■ WORK TO DO ■
From the entries below, tally how many lines contain "matplotlib" and report only that figure.

■ Dataset records ■
------------------------------------------------------------

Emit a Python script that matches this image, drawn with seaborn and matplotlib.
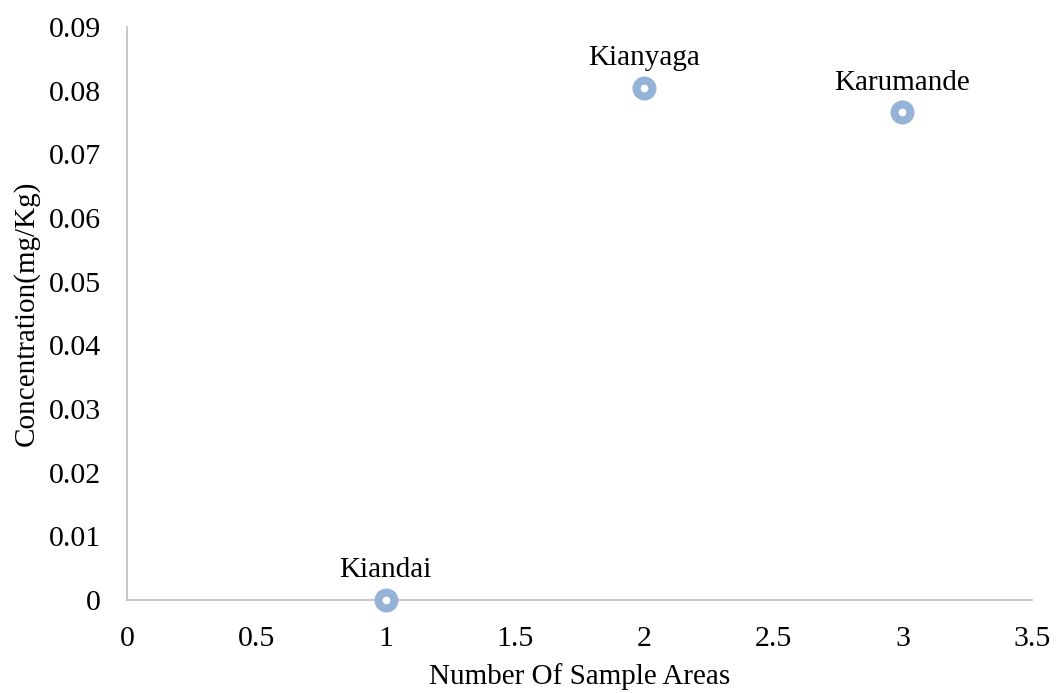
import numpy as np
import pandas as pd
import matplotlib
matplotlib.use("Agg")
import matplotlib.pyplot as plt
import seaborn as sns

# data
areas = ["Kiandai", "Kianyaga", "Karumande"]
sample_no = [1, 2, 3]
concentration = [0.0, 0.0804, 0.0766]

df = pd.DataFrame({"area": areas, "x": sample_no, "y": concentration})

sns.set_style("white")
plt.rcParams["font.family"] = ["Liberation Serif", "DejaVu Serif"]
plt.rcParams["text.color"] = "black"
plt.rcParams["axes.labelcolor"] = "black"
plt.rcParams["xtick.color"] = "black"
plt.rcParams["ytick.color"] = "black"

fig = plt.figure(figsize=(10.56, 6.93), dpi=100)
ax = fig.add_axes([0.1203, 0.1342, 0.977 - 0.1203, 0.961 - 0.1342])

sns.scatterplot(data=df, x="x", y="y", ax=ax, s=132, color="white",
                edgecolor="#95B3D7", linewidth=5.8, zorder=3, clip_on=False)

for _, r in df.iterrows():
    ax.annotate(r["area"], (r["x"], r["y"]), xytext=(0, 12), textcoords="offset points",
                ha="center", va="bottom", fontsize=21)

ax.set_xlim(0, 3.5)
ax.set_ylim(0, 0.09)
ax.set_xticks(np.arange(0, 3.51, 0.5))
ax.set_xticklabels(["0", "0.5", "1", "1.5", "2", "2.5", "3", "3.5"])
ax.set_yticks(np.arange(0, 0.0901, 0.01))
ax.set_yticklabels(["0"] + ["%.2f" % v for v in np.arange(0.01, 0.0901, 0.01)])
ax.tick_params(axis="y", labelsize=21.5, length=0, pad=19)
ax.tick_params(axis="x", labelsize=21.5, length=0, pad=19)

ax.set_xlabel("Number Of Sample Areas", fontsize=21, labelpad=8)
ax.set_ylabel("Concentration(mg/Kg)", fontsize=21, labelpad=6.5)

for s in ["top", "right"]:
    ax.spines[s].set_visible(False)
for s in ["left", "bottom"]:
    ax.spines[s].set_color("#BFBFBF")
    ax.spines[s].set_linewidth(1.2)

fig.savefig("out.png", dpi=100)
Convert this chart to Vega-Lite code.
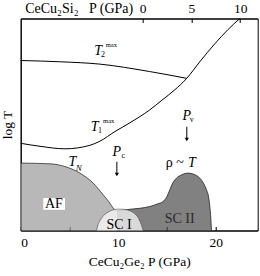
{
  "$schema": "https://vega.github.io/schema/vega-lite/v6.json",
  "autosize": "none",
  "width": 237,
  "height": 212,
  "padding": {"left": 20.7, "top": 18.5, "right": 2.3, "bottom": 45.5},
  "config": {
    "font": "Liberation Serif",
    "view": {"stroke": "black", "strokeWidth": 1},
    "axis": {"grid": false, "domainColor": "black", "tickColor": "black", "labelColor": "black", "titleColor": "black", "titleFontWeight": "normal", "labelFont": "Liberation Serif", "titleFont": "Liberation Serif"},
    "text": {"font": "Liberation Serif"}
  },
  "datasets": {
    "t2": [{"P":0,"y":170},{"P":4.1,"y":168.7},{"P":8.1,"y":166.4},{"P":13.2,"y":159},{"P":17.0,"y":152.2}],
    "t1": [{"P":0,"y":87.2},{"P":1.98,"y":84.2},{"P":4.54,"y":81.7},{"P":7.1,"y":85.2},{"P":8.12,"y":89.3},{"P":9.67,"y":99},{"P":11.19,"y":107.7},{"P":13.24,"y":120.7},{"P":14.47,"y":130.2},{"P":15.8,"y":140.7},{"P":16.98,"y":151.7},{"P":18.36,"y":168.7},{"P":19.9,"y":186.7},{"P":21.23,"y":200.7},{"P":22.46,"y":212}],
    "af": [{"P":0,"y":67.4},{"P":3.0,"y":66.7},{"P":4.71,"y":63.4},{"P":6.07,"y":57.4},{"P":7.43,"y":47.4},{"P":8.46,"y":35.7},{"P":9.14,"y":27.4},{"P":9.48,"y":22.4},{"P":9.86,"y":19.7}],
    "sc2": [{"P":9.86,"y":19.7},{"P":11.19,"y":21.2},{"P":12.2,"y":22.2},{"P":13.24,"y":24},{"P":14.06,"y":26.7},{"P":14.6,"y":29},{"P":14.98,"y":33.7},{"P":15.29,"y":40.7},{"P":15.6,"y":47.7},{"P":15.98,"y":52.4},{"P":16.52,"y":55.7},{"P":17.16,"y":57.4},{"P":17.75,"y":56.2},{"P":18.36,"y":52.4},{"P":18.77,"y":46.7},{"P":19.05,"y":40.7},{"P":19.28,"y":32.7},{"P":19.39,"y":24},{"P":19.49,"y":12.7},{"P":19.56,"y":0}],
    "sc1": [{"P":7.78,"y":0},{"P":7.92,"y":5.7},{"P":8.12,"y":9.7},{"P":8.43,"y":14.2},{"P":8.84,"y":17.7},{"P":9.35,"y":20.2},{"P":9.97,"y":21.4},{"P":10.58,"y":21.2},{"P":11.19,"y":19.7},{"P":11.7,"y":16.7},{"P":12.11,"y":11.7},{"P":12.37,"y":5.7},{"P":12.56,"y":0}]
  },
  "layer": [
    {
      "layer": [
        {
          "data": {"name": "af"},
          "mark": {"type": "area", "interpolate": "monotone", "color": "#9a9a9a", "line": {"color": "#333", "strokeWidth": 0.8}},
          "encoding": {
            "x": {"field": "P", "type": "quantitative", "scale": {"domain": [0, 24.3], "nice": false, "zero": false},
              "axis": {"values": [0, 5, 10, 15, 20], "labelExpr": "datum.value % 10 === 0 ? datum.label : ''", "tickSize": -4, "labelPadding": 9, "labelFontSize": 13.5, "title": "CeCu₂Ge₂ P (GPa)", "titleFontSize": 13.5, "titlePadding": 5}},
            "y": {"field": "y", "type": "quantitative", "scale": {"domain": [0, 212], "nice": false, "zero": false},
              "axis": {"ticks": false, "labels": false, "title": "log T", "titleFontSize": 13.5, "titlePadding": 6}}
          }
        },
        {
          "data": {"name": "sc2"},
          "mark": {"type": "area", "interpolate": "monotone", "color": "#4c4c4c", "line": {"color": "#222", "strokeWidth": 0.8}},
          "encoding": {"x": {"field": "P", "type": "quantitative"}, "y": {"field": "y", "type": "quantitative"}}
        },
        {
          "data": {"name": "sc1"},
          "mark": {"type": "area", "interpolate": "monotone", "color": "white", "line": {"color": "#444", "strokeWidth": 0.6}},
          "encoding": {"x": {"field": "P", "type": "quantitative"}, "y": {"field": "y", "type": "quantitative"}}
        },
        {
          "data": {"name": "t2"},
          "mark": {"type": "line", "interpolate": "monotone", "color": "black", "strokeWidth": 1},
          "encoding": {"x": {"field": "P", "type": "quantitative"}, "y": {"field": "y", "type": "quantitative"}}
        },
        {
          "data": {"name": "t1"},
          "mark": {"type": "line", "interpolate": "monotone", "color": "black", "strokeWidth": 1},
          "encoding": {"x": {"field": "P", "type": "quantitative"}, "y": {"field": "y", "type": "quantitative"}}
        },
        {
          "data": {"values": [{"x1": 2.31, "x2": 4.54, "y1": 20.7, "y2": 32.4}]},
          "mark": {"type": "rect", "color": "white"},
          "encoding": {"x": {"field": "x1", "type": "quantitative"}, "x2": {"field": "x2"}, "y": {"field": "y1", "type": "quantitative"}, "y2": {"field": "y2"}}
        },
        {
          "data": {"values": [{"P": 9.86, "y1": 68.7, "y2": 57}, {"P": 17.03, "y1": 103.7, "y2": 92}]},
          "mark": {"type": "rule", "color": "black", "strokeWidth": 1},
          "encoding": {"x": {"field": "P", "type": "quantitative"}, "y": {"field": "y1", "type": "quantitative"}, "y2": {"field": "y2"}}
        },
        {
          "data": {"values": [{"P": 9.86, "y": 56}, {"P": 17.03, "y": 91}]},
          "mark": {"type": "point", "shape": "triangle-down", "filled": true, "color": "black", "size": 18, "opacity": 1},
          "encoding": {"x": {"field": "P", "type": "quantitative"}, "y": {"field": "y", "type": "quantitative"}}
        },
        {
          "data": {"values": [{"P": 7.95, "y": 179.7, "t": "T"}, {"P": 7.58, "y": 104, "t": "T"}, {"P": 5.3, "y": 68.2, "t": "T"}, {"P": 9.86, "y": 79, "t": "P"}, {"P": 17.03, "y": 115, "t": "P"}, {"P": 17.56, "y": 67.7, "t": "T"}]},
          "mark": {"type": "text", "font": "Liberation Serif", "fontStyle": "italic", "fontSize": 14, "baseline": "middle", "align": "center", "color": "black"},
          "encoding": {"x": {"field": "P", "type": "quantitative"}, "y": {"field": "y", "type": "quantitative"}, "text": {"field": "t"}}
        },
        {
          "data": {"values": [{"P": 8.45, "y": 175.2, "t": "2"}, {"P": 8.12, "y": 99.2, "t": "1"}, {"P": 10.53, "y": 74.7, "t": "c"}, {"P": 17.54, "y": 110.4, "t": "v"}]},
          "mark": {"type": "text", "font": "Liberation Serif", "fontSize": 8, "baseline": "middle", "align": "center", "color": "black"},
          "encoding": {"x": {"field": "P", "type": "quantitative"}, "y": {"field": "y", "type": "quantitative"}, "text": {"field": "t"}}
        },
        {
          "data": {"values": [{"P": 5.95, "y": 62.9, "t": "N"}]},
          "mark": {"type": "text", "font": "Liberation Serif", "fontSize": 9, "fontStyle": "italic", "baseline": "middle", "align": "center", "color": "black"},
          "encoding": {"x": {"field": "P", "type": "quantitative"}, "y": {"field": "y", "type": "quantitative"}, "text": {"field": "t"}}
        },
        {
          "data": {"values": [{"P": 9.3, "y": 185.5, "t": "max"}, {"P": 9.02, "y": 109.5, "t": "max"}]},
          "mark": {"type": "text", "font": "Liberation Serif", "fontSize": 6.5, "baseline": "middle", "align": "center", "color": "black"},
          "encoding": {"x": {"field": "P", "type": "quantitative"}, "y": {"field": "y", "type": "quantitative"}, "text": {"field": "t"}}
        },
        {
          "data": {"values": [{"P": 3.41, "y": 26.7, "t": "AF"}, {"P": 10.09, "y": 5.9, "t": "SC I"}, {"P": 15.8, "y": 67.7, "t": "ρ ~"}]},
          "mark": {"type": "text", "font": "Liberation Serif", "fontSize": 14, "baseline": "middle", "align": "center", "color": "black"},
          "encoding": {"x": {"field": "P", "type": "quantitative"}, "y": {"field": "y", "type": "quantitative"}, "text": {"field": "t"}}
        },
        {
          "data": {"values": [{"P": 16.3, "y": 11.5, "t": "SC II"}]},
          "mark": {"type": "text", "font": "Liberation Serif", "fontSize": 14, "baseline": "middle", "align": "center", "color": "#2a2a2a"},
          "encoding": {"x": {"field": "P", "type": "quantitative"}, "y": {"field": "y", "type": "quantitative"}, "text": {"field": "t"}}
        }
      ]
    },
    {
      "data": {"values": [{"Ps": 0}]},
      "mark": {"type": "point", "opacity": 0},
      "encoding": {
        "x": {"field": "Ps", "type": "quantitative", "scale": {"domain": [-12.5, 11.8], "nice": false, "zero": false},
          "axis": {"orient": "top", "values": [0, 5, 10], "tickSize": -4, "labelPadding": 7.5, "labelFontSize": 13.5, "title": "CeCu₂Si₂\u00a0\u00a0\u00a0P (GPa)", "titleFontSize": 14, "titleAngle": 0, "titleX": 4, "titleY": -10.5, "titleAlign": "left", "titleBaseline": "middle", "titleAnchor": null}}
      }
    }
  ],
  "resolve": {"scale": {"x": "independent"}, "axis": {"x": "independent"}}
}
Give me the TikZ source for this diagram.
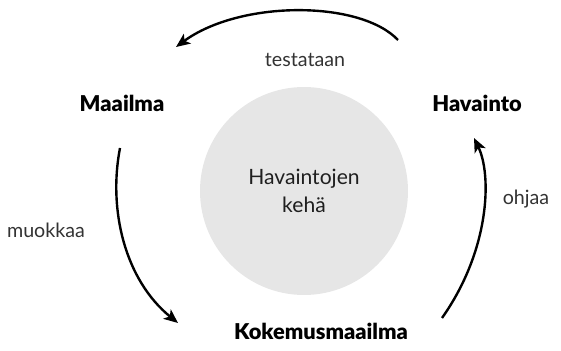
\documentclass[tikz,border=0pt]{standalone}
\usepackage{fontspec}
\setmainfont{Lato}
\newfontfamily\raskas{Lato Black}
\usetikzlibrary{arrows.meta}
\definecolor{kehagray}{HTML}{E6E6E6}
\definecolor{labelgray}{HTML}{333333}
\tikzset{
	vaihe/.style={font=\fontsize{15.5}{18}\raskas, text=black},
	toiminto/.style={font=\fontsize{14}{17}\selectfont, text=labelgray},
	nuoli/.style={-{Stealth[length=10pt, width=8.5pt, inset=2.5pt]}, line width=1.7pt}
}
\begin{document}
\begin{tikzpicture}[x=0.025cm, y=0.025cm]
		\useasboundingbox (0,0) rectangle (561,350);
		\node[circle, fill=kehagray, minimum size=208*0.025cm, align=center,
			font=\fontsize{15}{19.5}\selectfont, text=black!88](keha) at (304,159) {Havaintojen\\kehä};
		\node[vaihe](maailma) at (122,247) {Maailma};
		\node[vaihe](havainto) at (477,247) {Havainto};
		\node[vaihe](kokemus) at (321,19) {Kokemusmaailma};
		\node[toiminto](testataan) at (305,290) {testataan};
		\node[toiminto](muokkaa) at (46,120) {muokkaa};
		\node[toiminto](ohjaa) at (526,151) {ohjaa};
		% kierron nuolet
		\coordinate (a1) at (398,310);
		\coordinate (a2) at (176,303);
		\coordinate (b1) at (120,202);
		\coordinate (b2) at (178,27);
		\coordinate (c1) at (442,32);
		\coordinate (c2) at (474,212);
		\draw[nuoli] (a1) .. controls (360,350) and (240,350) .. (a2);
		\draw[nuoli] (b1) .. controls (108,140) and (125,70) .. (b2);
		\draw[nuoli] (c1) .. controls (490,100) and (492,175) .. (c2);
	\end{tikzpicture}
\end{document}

------------------------------------------------------------

■ THE COMPLETED TASK ■
4